Jens Rehsack <rehsack%gmail.com@localhost>:
> > The effective demise of bzr simplifies matters. There are now only two
> > even remotely realistic choices going forward: git, and hg.
> 
> What's with fossil? I experienced some minor performance issues because
> of missing local optimizations in fossil - nothing which can't be solved
> when no as much over-busy'ed ...

Fossil is a very elegant (if slightly quirky) design targeted at a use
case totally opposite from NetBSD's.  The Fossil documentation hints
that it was targeted at relatively small projects, especially
single-developer projects.  Its author seems realistic about the
design's scaling issues and prefers shipping a tool well-fitted to
that niche over trying to compete against Git or Mercurial.

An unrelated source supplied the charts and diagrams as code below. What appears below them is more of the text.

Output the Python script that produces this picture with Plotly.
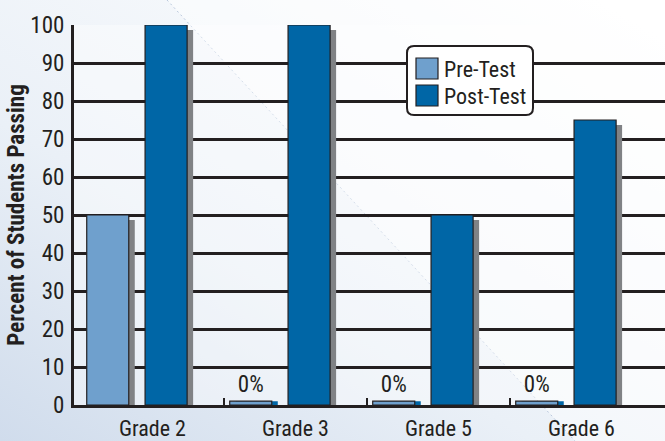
import base64
import plotly.graph_objects as go

# ---- data ----
categories = ["Grade 2", "Grade 3", "Grade 5", "Grade 6"]
pre_test = [50, 0, 0, 0]
post_test = [100, 100, 50, 75]
y_ticks = [0, 10, 20, 30, 40, 50, 60, 70, 80, 90, 100]
series_names = ["Pre-Test", "Post-Test"]
y_title = "Percent of Students Passing"

# ---- style ----
FONT = "Liberation Sans Narrow, Arial Narrow, Roboto Condensed, DejaVu Sans Condensed, sans-serif"
DARK = "#231f20"
PRE_COLOR = "#6fa0cd"
POST_COLOR = "#0066a6"
SHADOW = "#808285"
W, H = 665, 441
ML, MR, MT, MB = 74, 0, 25, 36
PW, PH = W - ML - MR, H - MT - MB

BAR_W = 0.294
PRE_OFF = -0.46
POST_OFF = -0.052
SH_DX = 0.042      # shadow shift right (data units)
SH_DY = 1.3        # shadow shift down (data units)
MIN_VIS = 1.0      # visible stub for zero values

x = list(range(len(categories)))
pre_disp = [max(v, MIN_VIS) for v in pre_test]
post_disp = [max(v, MIN_VIS) for v in post_test]


def shadow_vals(vals):
    return [v - SH_DY if v > SH_DY * 2 else v for v in vals]


def shadow_cols(vals):
    return [SHADOW if v > SH_DY * 2 else POST_COLOR for v in vals]


fig = go.Figure()
# shadows
fig.add_trace(go.Bar(x=x, y=shadow_vals(pre_disp), width=BAR_W, offset=PRE_OFF + SH_DX,
                     marker=dict(color=shadow_cols(pre_disp), line=dict(width=0)),
                     showlegend=False, hoverinfo="skip"))
fig.add_trace(go.Bar(x=x, y=shadow_vals(post_disp), width=BAR_W, offset=POST_OFF + SH_DX,
                     marker=dict(color=shadow_cols(post_disp), line=dict(width=0)),
                     showlegend=False, hoverinfo="skip"))
# bars
fig.add_trace(go.Bar(x=x, y=pre_disp, width=BAR_W, offset=PRE_OFF, name=series_names[0],
                     marker=dict(color=PRE_COLOR, line=dict(color=DARK, width=1.2)),
                     text=["0%" if v == 0 else "" for v in pre_test],
                     textposition="outside", cliponaxis=False,
                     textfont=dict(family=FONT, size=23, color=DARK),
                     showlegend=False))
fig.add_trace(go.Bar(x=x, y=post_disp, width=BAR_W, offset=POST_OFF, name=series_names[1],
                     marker=dict(color=POST_COLOR, line=dict(color=DARK, width=1.2)),
                     text=["0%" if v == 0 else "" for v in post_test],
                     textposition="outside", cliponaxis=False,
                     textfont=dict(family=FONT, size=23, color=DARK),
                     showlegend=False))

# ---- background (gradient) ----
svg = f'''<svg xmlns="http://www.w3.org/2000/svg" width="{W}" height="{H}" viewBox="0 0 {W} {H}">
<defs><linearGradient id="g" x1="0" y1="1" x2="0.9" y2="0">
<stop offset="0" stop-color="#d0dcec"/><stop offset="0.4" stop-color="#eaf0f7"/><stop offset="1" stop-color="#ffffff"/>
</linearGradient></defs>
<rect width="{W}" height="{H}" fill="url(#g)"/>
<polygon points="167,0 {W},0 {W},{H} 575,{H}" fill="#ffffff" opacity="0.45"/>
<line x1="167" y1="0" x2="575" y2="{H}" stroke="#a9bbd4" stroke-width="1" stroke-dasharray="2,3" opacity="0.8"/>
</svg>'''
src = "data:image/svg+xml;base64," + base64.b64encode(svg.encode()).decode()


def px(xp):
    return (xp - ML) / PW


def py(yp):
    return (H - MB - yp) / PH


shapes = [
    dict(type="rect", xref="paper", yref="paper", x0=0, x1=1, y0=0, y1=1,
         fillcolor="rgba(255,255,255,0.4)", line=dict(width=0), layer="below"),
]

# legend box (rounded)
bx0, by0, bx1, by1, r = 407, 46, 533, 115, 7
path = (f"M {px(bx0 + r)},{py(by0)} L {px(bx1 - r)},{py(by0)} "
        f"Q {px(bx1)},{py(by0)} {px(bx1)},{py(by0 + r)} L {px(bx1)},{py(by1 - r)} "
        f"Q {px(bx1)},{py(by1)} {px(bx1 - r)},{py(by1)} L {px(bx0 + r)},{py(by1)} "
        f"Q {px(bx0)},{py(by1)} {px(bx0)},{py(by1 - r)} L {px(bx0)},{py(by0 + r)} "
        f"Q {px(bx0)},{py(by0)} {px(bx0 + r)},{py(by0)} Z")
shapes.append(dict(type="path", xref="paper", yref="paper", path=path,
                   fillcolor="white", line=dict(color=DARK, width=2)))
annotations = []
for i, (name, col) in enumerate(zip(series_names, [PRE_COLOR, POST_COLOR])):
    top = 58 + i * 27
    shapes.append(dict(type="rect", xref="paper", yref="paper",
                       x0=px(416), x1=px(438), y0=py(top + 21), y1=py(top),
                       fillcolor=col, line=dict(color=DARK, width=1.2)))
    annotations.append(dict(xref="paper", yref="paper", x=px(442), y=py(top + 11),
                            xanchor="left", yanchor="middle", showarrow=False,
                            text=name, font=dict(family=FONT, size=22, color=DARK)))

fig.update_layout(
    width=W, height=H,
    margin=dict(l=ML, r=MR, t=MT, b=MB),
    paper_bgcolor="white",
    plot_bgcolor="rgba(0,0,0,0)",
    barmode="overlay",
    font=dict(family=FONT, size=22, color=DARK),
    images=[dict(source=src, xref="paper", yref="paper",
                 x=-ML / PW, y=1 + MT / PH, sizex=W / PW, sizey=H / PH,
                 xanchor="left", yanchor="top", sizing="stretch", layer="below")],
    shapes=shapes,
    annotations=annotations,
    xaxis=dict(range=[-0.549, 3.584], tickmode="array", tickvals=x, ticktext=categories,
               showgrid=False, zeroline=False, showline=True, linecolor=DARK, linewidth=3,
               ticks="", ticklabelstandoff=2,
               minor=dict(tickmode="array", tickvals=[i + 0.5 for i in x[:-1]],
                          ticks="inside", ticklen=7, tickwidth=2, tickcolor=DARK, showgrid=False),
               tickfont=dict(family=FONT, size=22, color=DARK), fixedrange=True),
    yaxis=dict(range=[0, 100], tickmode="array", tickvals=y_ticks,
               showgrid=True, gridcolor=DARK, gridwidth=2.5, zeroline=False,
               showline=True, linecolor=DARK, linewidth=3, ticks="", ticklabelstandoff=2,
               tickfont=dict(family=FONT, size=23, color=DARK),
               title=dict(text=f"<b>{y_title}</b>", standoff=0,
                          font=dict(family=FONT, size=23, color=DARK)),
               fixedrange=True),
    showlegend=False,
)

fig.write_html("out.html", config={"displayModeBar": False},
               post_script="document.body.style.margin='0';document.body.style.padding='0';")
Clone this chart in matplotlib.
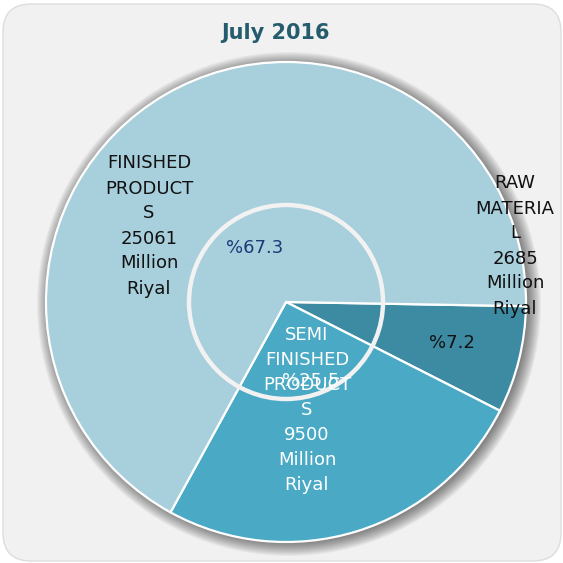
import numpy as np
import matplotlib
matplotlib.use("Agg")
import matplotlib.pyplot as plt
from matplotlib.patches import FancyBboxPatch, Circle

# ---- data ----
categories = ["RAW\nMATERIA\nL", "SEMI\nFINISHED\nPRODUCT\nS", "FINISHED\nPRODUCT\nS"]
values = [2685, 9500, 25061]
percent_labels = ["%7.2", "%25.5", "%67.3"]
unit = "Million\nRiyal"
title = "July 2016"
colors = ["#3d8ba3", "#4aaac5", "#a8cfdc"]
label_colors = ["#111111", "#ffffff", "#111111"]
pct_colors = ["#111111", "#ffffff", "#1b3a78"]

W = H = 563
fig = plt.figure(figsize=(5.63, 5.63), dpi=100)
fig.patch.set_facecolor("white")
ax = fig.add_axes([0, 0, 1, 1])

# background rounded panel
bg = FancyBboxPatch((3, 4), W - 5, H - 6, boxstyle="round,pad=0,rounding_size=28",
                    facecolor="#f1f1f1", edgecolor="#dddddd", linewidth=1.0, zorder=0)
ax.add_patch(bg)

cx, cy, R = 286, 302, 240

# soft shadow
for i in range(14):
    ax.add_patch(Circle((cx + 3, cy + 2), R + 12 - i, facecolor="black",
                        edgecolor="none", alpha=0.04, zorder=1))

# pie (y axis inverted -> counterclock=True draws clockwise visually)
wedges, _ = ax.pie(values, colors=colors, startangle=1, counterclock=True,
                   center=(cx, cy), radius=R, frame=True,
                   wedgeprops=dict(edgecolor="white", linewidth=1.6, zorder=2))
ax.set_xlim(0, W)
ax.set_ylim(H, 0)
ax.set_aspect("equal")
ax.axis("off")

# inner ring
ax.add_patch(Circle((cx, cy), 97, facecolor="none", edgecolor="#f2f2f2",
                    linewidth=3.2, zorder=4))

# percentages at wedge mid-angles
pct_r = [171, 83, 62]
for w, p, c, r in zip(wedges, percent_labels, pct_colors, pct_r):
    ang = np.deg2rad((w.theta1 + w.theta2) / 2)
    x = cx + r * np.cos(ang)
    y = cy + r * np.sin(ang)
    ax.text(x, y, p, ha="center", va="center", fontsize=13, color=c,
            family="DejaVu Sans", zorder=5)

# category labels
label_pos = [(515, 246), (307, 410), (149, 226)]
for (x, y), cat, v, c in zip(label_pos, categories, values, label_colors):
    ax.text(x, y, f"{cat}\n{v}\n{unit}", ha="center", va="center", fontsize=13,
            color=c, linespacing=1.5, family="DejaVu Sans", zorder=5)

ax.text(W / 2 - 6, 33, title, ha="center", va="center", fontsize=15,
        fontweight="bold", color="#245c6e", zorder=5)

fig.savefig("out.png", dpi=100)
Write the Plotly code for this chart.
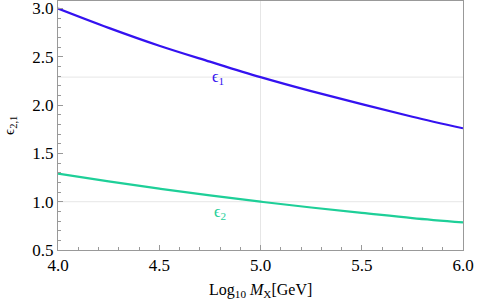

I am
pretty certain *he* would not recommend it for NetBSD.

(I just got through studying Fossil carefully in order to add full
support for it to reposurgeon, so you couldn't have picked a better
time to ask this question.)

> > Do you think you could sell your gitophobic developers on a system that
> > does not lock them into using git, but allows hg? Obviously the anti-hg
> > people would be immediately satisfied.  Unless you have a large contingency
> > that gets hives from *both* systems, this might be a solution.
> 
> As far as I understood Joerg, that would satisfy fossil people as well.

That would be good news.

> But a very important point in tooling was, that the utility to checkout
> is distributed with the base system. Neither hg nor git can satisfy here.

Could you explain what you mean by "checkout" here?